In my constant search for understanding, I have joined a Catholic forum. Here is my query, and the very kind Fr. Vincent has replied so quickly.
||May 25, ’08 11:54 pm
How does a Catholic with same sex attraction cope with loneliness?
I have done much soul searching, and reading on the internet.
I accept what the Catholic Church says through the Catechism on this issue. I can accept that in upholding my faith, the Catholic Church teaches I must be celibate (as is the case for anyone who is not married). This does not trouble me.
What is troubling me, and there does not seem to be answer on this point, can two Catholics who are homosexual live together in a relationship that is celibate, but filled with love and closeness? Is this sort of relationship acceptable?
It is a frightening thought to have to spend the rest of my life alone, and I am praying hard. Is my outlook so bleak? Did God intend for me to have to live my life alone?
Any guidance is greatly appreciated.
|Fr. Vincent Serpa
||May 26, ’08 1:12 pm
Re: Being Catholic and Homosexual
That’s a great name you have there! The Church would frown on two people of the same sex with same sex attraction living together because it could easily be an occasion of sin for them. It would be safer it one of them did not have same sex attractions. But living with someone is no guarantee against loneliness. One can be surrounded be people and be lonely. On the other hand, one can live alone and not be lonely. The key lies in the difference between loneliness and solitude. People try to flee from loneliness, but actually seek solitude.
For the Christian, solitude is not just the absence of the commotion and activity of the crowd. It is the state of being alone while realizing that one is not alone. It comes from confronting loneliness by going inside and finding that God has been there all along. This is what the contemplative does. Reflecting on Good Friday and confronting the pain that our Savior endured for us is to begin to know what it means to be loved. It is to know the Companion of our lives who never leaves us excluded and alone. I encourage you to spend time before the tabernacle in His Eucharistic presence. You may contact me privately here by clicking on my name if you want to discuss this further. You are in my prayers.
Fr. Vincent Serpa, O.P.
I can understand the points he has put to me, and I plan to reflect on this. I notice, just like in my last post, that there is no scriptural basis, or Church law that prevents two people to live chaste lives together.

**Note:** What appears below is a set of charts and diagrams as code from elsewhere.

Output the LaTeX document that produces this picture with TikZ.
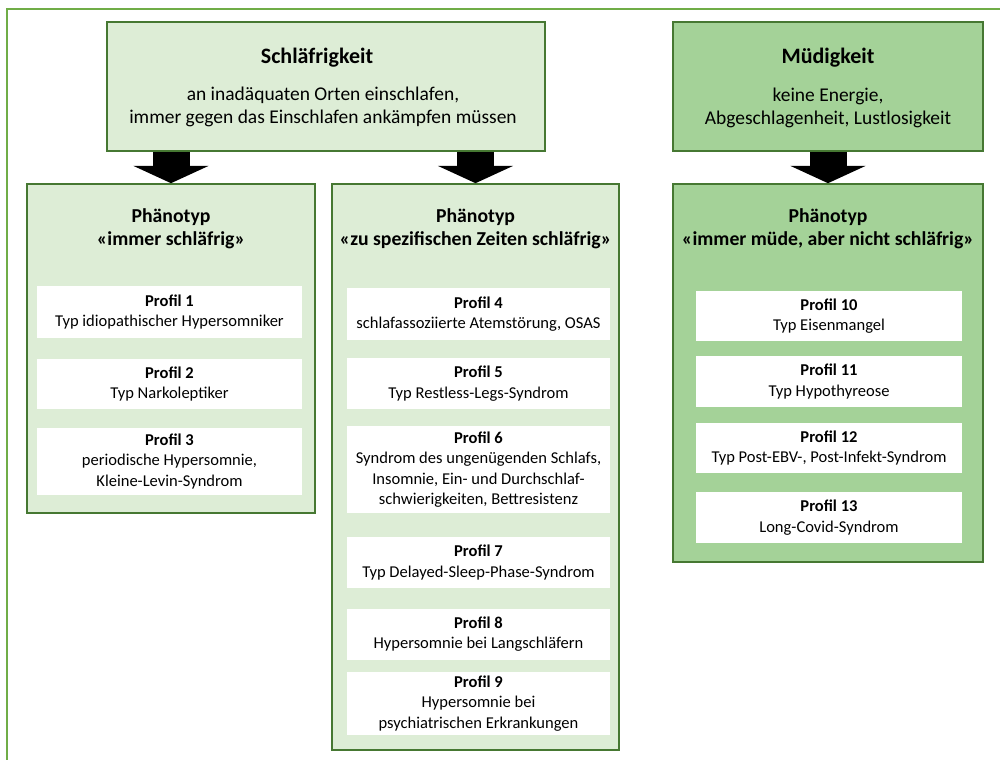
\documentclass[tikz,border=0pt]{standalone}
\usepackage{fontspec}
\setmainfont{Carlito}
\usetikzlibrary{arrows.meta, positioning}
\definecolor{framegreen}{RGB}{112,173,71}
\definecolor{edgegreen}{RGB}{70,120,50}
\definecolor{palegreen}{RGB}{221,237,214}
\definecolor{midgreen}{RGB}{164,210,152}

\begin{document}
\begin{tikzpicture}[x=0.75pt, y=-0.75pt,
  every node/.style={font=\fontsize{12.4}{15.2}\selectfont, align=center, inner sep=0pt},
  groupbox/.style={draw=edgegreen, line width=1.2pt, fill=palegreen, minimum width=#1},
  profilbox/.style={fill=white, minimum height=#1},
  headtxt/.style={font=\fontsize{16.5}{18}\selectfont\bfseries},
  subtxt/.style={font=\fontsize{14.6}{17}\selectfont},
  phenotxt/.style={font=\fontsize{14.8}{17.3}\selectfont\bfseries},
  bigarrow/.style={line width=27.75pt, -{Triangle[width=56pt, length=13pt]}}]
\useasboundingbox (0,0) rectangle (1000,760);

% Frame
\draw[framegreen, line width=1.5pt] (7,760) -- (7,9) -- (1000,9);

% Top boxes
\node[groupbox=328.5pt, minimum height=96.75pt] (sleepy) at (326,86.5) {};
\node[headtxt] (sleepyT) at (317,58) {Schläfrigkeit};
\node[subtxt] at (323,107) {an inadäquaten Orten einschlafen,\\immer gegen das Einschlafen ankämpfen müssen};

\node[groupbox=232.5pt, minimum height=96.75pt, fill=midgreen] (tired) at (828,86.5) {};
\node[headtxt] (tiredT) at (828,58) {Müdigkeit};
\node[subtxt] at (828,108) {keine Energie,\\Abgeschlagenheit, Lustlosigkeit};

% Phenotype columns
\node[groupbox=216pt, minimum height=246.75pt] (colA) at (171,348.5) {};
\node[phenotxt] at (171,228.5) {Phänotyp\\«immer schläfrig»};

\node[groupbox=215.25pt, minimum height=424.5pt] (colB) at (475.5,467) {};
\node[phenotxt] at (475.5,228.5) {Phänotyp\\«zu spezifischen Zeiten schläfrig»};

\node[groupbox=232.5pt, minimum height=283.5pt, fill=midgreen] (colC) at (828,373) {};
\node[phenotxt] at (828,228.5) {Phänotyp\\«immer müde, aber nicht schläfrig»};

% Arrows
\draw[bigarrow] (sleepy.south -| colA.north) -- (colA.north);
\draw[bigarrow] (sleepy.south -| colB.north) -- (colB.north);
\draw[bigarrow] (tired.south) -- (colC.north);

% Profiles, column A
\begin{scope}[every node/.append style={minimum width=198.75pt}]
\node[profilbox=39pt] (p1) at (169.5,312) {\textbf{Profil 1}\\Typ idiopathischer Hypersomniker};
\node[profilbox=37.5pt] (p2) at (169.5,384) {\textbf{Profil 2}\\Typ Narkoleptiker};
\node[profilbox=50.25pt] (p3) at (169.5,461.5) {\textbf{Profil 3}\\periodische Hypersomnie,\\Kleine-Levin-Syndrom};
\end{scope}

% Profiles, column B
\begin{scope}[every node/.append style={minimum width=197.25pt}]
\node[profilbox=39pt] (p4) at (478.5,314) {\textbf{Profil 4}\\schlafassoziierte Atemstörung, OSAS};
\node[profilbox=38.25pt] (p5) at (478.5,383.5) {\textbf{Profil 5}\\Typ Restless-Legs-Syndrom};
\node[profilbox=65.25pt] (p6) at (478.5,469.5) {\textbf{Profil 6}\\Syndrom des ungenügenden Schlafs,\\Insomnie, Ein- und Durchschlaf-\\schwierigkeiten, Bettresistenz};
\node[profilbox=38.25pt] (p7) at (478.5,562.5) {\textbf{Profil 7}\\Typ Delayed-Sleep-Phase-Syndrom};
\node[profilbox=38.25pt] (p8) at (478.5,634) {\textbf{Profil 8}\\Hypersomnie bei Langschläfern};
\node[profilbox=47.25pt] (p9) at (478.5,703.5) {\textbf{Profil 9}\\Hypersomnie bei\\psychiatrischen Erkrankungen};
\end{scope}

% Profiles, column C
\begin{scope}[every node/.append style={minimum width=199.5pt}]
\node[profilbox=37.5pt] (p10) at (829,316) {\textbf{Profil 10}\\Typ Eisenmangel};
\node[profilbox=38.25pt] (p11) at (829,381.5) {\textbf{Profil 11}\\Typ Hypothyreose};
\node[profilbox=37.5pt] (p12) at (829,448) {\textbf{Profil 12}\\Typ Post-EBV-, Post-Infekt-Syndrom};
\node[profilbox=38.25pt] (p13) at (829,517.5) {\textbf{Profil 13}\\Long-Covid-Syndrom};
\end{scope}
\end{tikzpicture}
\end{document}
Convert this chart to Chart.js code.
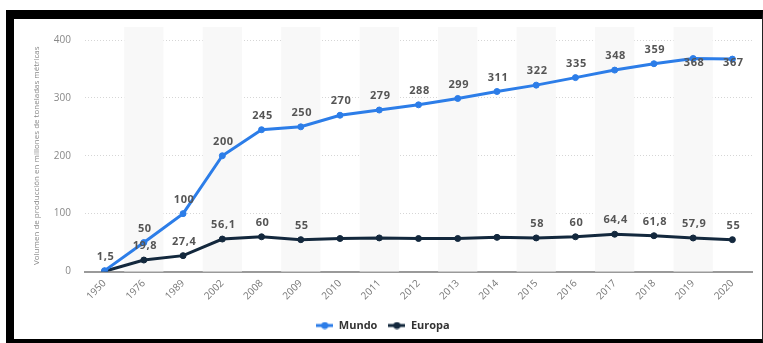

It might be “frowned upon”, but the Church leaves room for ones own conscience for guidance in matters where there is no explicit direction.
I have also seen reference to creating scandal. I must say, why do we worry what our neighbour does? We cannot see into his heart and mind to know what their intent is, so how can we judge them? Should we be judging them? God is ultimately our judge. Jesus also said, remove the stake from your own eye, before removing the splinter from your brothers eye. If two people are living together, we shouldn’t be presuming sin. Even the law of the land has a presumption of innocence until proven guilty.
Life is a constant battle with sin and temptation. In reflecting on my life to date, this is very true. Now with my eyes more open than they have been for some time, I am more aware of myself, and I pray each day to remain in a state of grace.
I know I have the internal fortitude, and with my prayers, and those of my friends, family and church community, and knowing the love of God, I can overcome my temptations.
I believe though, that love is something God gave us all, and Jesus demonstrated that love repeatedly while on this earth, and through His ultimate sacrifice for us. I do not believe that my love for another is sinful. And I don’t believe He would lead me into a life of loneliness. My own conscience tells me I am capable of loving someone deeply in a chaste way. My own conscience tells me two people can love and support each other in this way. This world does not care for those who are alone, how is it fair to expect someone to then to have to live alone? I don’t believe God would condemn me for seeking out a companion for life.
I’m not trying to be provocative, nor disrespectful or disobedient to the Catholic Church and Her teachings, but I am merely trying to raise some discussion on a point, and discover the answers to my questions.
I think debate is a healthy mechanism in discovering the truth.
Well those are my thoughts for today. Always happy for comments.